TASK DETAILS
Reproduce exactly the run of lines from the one containing "Write the Plotly code for this chart." through the one containing "x2 = list(range(n, 2 * n))". Pictures do not belong in the copy.

PROVIDED DATA
* start *

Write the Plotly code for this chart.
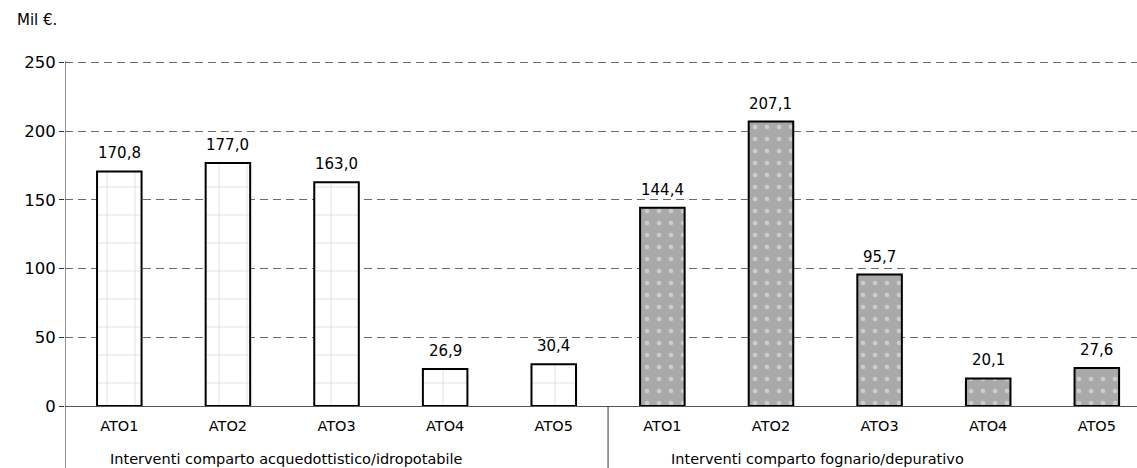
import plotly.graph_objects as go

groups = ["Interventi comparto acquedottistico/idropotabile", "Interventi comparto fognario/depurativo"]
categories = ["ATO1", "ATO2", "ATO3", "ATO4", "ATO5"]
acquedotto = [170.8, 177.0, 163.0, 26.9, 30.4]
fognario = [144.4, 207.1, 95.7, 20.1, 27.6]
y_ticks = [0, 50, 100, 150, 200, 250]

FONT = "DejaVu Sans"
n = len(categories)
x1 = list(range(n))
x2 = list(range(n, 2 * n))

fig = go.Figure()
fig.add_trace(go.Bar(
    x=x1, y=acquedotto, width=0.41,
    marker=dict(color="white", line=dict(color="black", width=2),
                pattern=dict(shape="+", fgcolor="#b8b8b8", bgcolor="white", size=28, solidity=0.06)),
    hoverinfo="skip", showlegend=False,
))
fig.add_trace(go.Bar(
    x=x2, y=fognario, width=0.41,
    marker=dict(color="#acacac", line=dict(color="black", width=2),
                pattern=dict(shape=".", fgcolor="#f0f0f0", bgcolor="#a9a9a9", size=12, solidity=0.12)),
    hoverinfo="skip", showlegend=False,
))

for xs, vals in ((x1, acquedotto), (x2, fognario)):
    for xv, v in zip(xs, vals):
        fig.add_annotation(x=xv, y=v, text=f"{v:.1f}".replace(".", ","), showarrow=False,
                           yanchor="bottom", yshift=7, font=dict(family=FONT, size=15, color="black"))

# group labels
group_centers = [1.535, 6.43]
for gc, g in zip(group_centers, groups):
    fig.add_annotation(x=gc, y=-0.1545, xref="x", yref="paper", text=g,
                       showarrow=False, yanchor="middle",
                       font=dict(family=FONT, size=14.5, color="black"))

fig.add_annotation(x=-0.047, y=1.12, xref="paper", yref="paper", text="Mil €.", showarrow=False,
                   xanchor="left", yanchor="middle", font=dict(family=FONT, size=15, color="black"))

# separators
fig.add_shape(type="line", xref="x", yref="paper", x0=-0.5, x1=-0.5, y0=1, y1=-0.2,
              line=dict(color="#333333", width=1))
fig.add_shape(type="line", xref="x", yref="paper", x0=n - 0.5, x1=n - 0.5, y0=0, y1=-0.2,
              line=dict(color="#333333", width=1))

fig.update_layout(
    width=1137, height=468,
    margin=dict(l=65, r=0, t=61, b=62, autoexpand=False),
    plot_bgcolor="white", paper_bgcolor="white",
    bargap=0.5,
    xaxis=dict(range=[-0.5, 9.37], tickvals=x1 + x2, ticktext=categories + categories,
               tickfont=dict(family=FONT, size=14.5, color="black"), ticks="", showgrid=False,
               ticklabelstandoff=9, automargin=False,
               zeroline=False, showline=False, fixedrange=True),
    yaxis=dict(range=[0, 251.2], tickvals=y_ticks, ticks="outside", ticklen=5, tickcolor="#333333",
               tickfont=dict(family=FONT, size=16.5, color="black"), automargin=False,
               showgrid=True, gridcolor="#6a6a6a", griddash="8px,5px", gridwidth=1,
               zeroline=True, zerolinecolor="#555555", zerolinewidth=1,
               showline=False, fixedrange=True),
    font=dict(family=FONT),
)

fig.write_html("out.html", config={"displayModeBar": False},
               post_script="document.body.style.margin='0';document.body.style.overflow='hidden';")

* end *
* start *

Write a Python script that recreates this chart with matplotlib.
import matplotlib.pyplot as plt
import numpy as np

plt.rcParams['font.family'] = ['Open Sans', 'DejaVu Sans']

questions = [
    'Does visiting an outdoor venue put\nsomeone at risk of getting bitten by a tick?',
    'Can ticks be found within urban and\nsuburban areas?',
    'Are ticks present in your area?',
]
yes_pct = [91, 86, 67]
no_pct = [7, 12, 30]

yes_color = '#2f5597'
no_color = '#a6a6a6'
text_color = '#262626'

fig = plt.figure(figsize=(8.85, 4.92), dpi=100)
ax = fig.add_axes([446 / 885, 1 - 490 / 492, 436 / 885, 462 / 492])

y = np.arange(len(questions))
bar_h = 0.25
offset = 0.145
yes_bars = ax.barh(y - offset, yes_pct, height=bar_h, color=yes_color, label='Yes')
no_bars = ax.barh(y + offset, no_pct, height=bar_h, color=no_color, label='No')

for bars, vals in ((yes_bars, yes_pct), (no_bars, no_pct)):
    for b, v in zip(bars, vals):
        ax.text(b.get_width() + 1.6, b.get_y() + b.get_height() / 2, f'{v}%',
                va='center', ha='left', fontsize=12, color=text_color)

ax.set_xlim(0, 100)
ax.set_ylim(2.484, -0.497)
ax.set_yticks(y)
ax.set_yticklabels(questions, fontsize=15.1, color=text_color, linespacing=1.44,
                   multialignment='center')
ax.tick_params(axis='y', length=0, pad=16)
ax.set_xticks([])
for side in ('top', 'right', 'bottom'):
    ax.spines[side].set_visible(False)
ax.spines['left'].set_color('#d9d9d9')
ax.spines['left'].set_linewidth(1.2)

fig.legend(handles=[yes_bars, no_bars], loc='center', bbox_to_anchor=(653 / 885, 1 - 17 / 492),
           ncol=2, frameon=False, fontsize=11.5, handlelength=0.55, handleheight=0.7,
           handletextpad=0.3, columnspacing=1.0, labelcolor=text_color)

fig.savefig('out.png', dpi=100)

* end *
* start *

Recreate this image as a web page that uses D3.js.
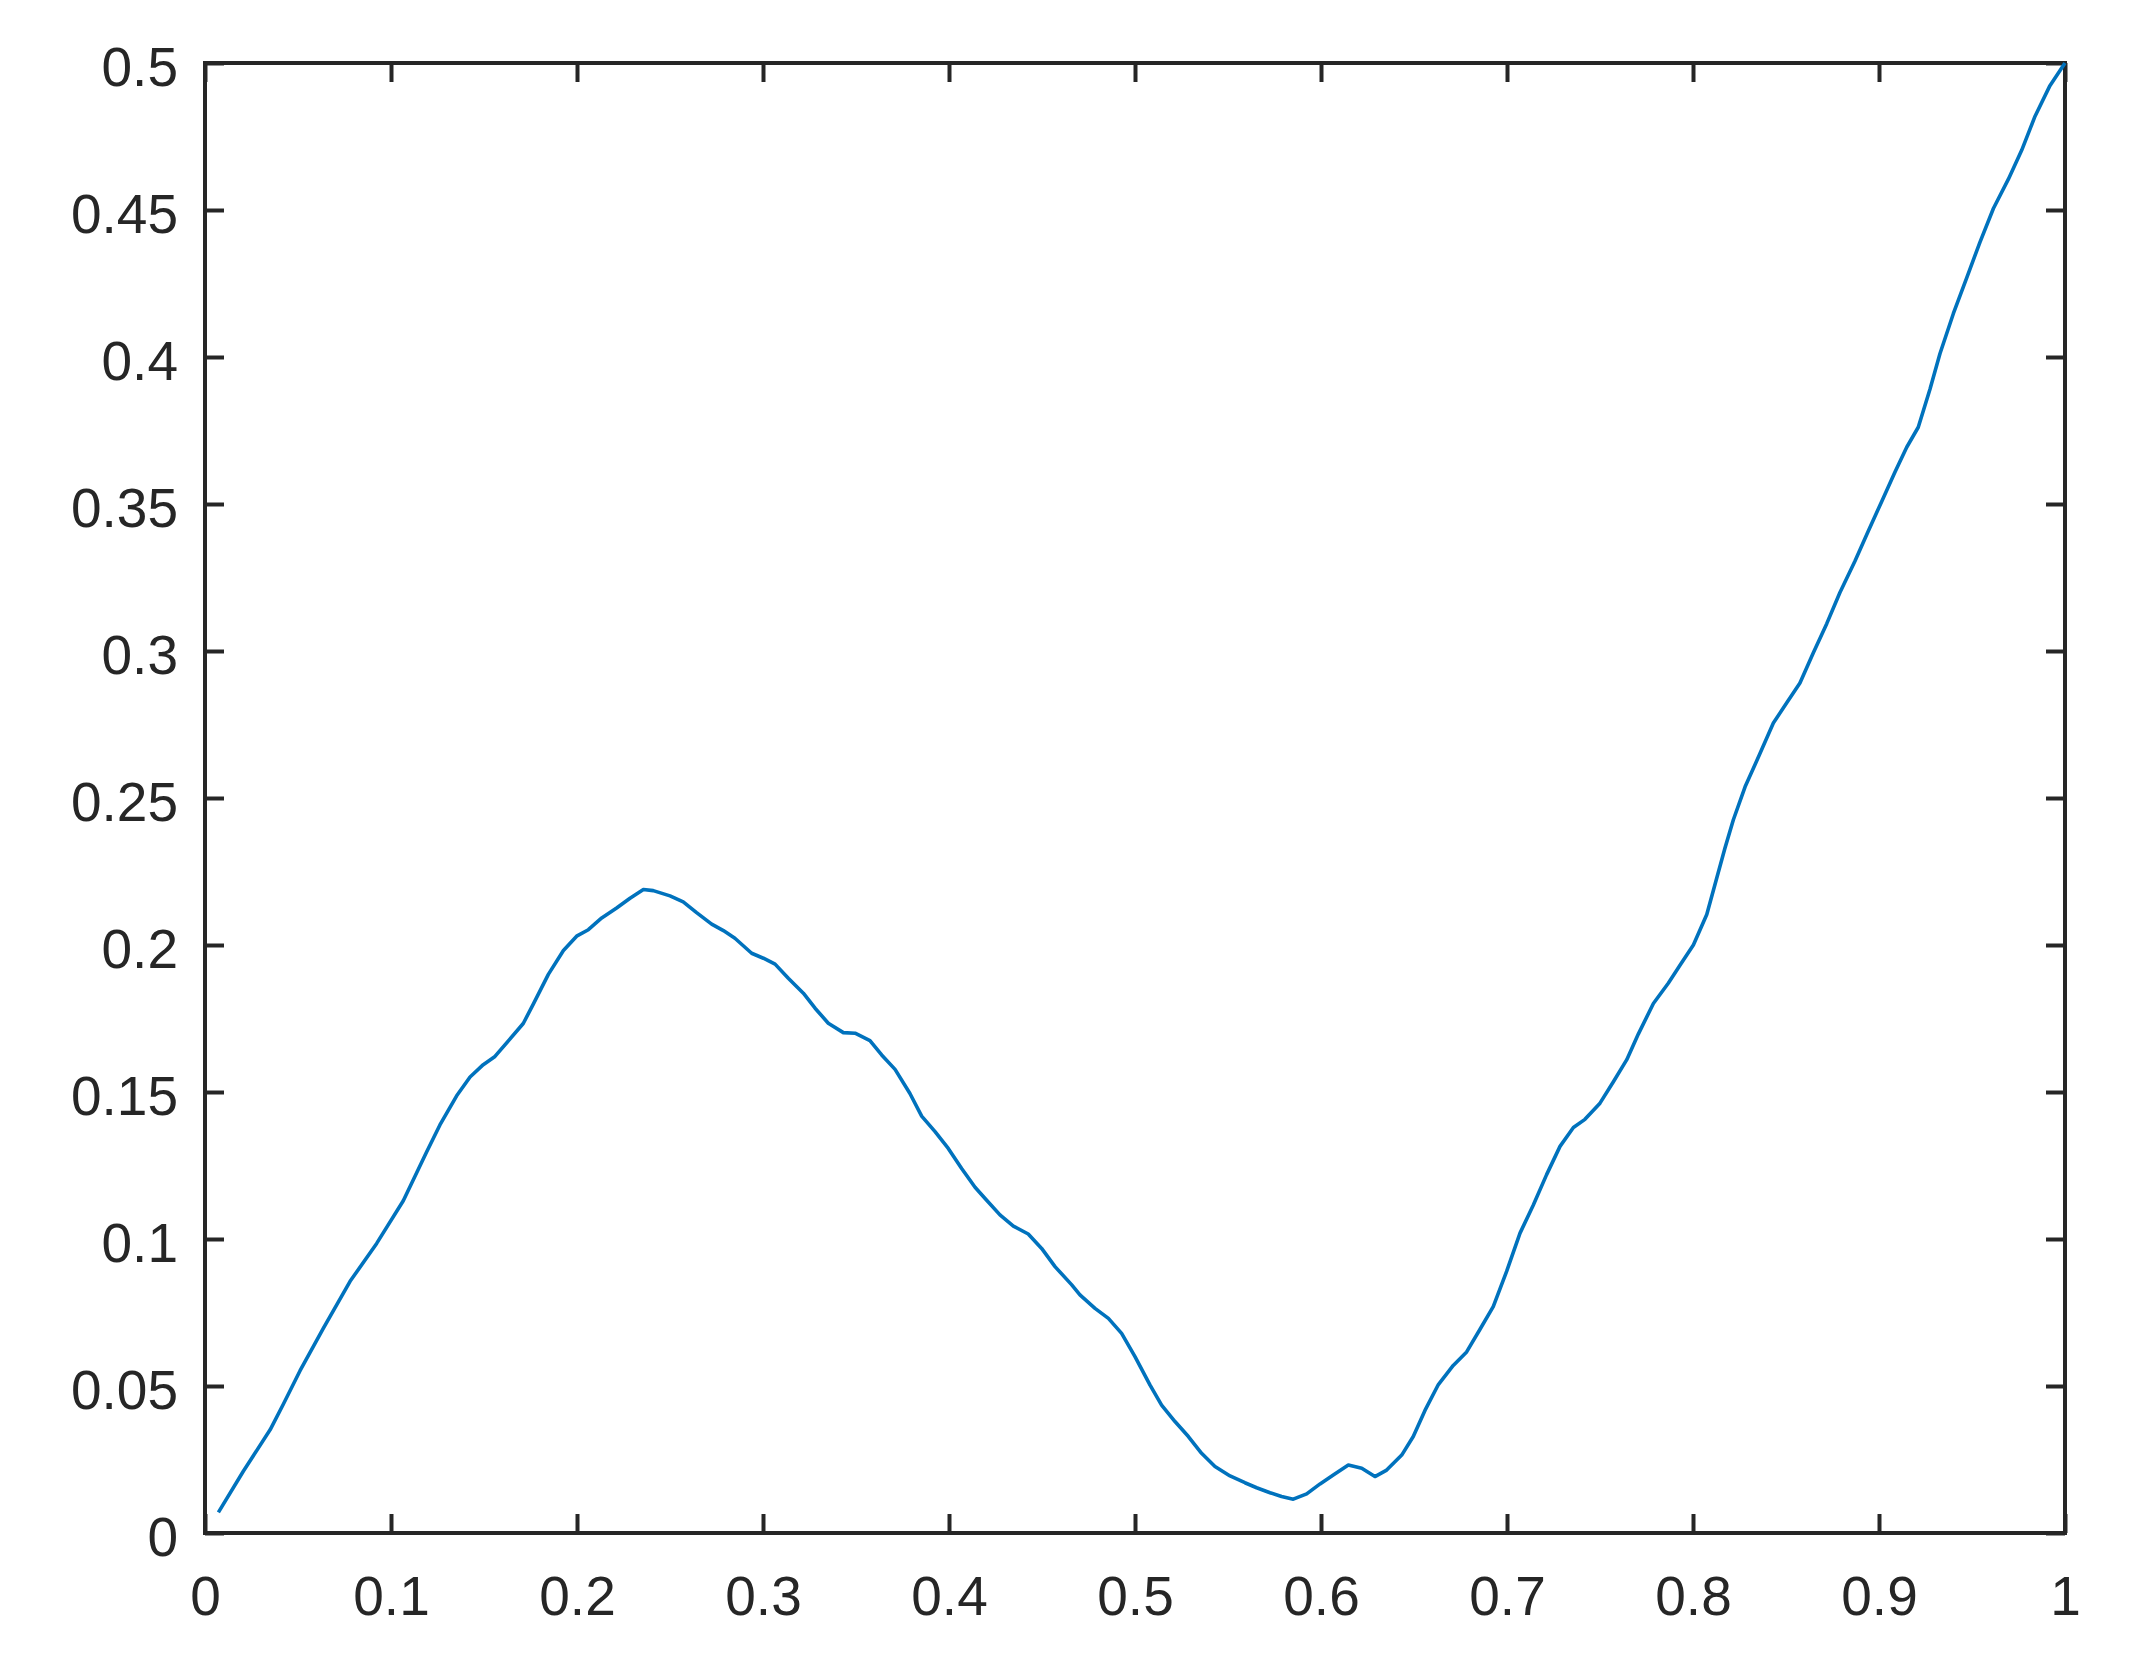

* end *

OUTPUT
Write the Plotly code for this chart.
import plotly.graph_objects as go

groups = ["Interventi comparto acquedottistico/idropotabile", "Interventi comparto fognario/depurativo"]
categories = ["ATO1", "ATO2", "ATO3", "ATO4", "ATO5"]
acquedotto = [170.8, 177.0, 163.0, 26.9, 30.4]
fognario = [144.4, 207.1, 95.7, 20.1, 27.6]
y_ticks = [0, 50, 100, 150, 200, 250]

FONT = "DejaVu Sans"
n = len(categories)
x1 = list(range(n))
x2 = list(range(n, 2 * n))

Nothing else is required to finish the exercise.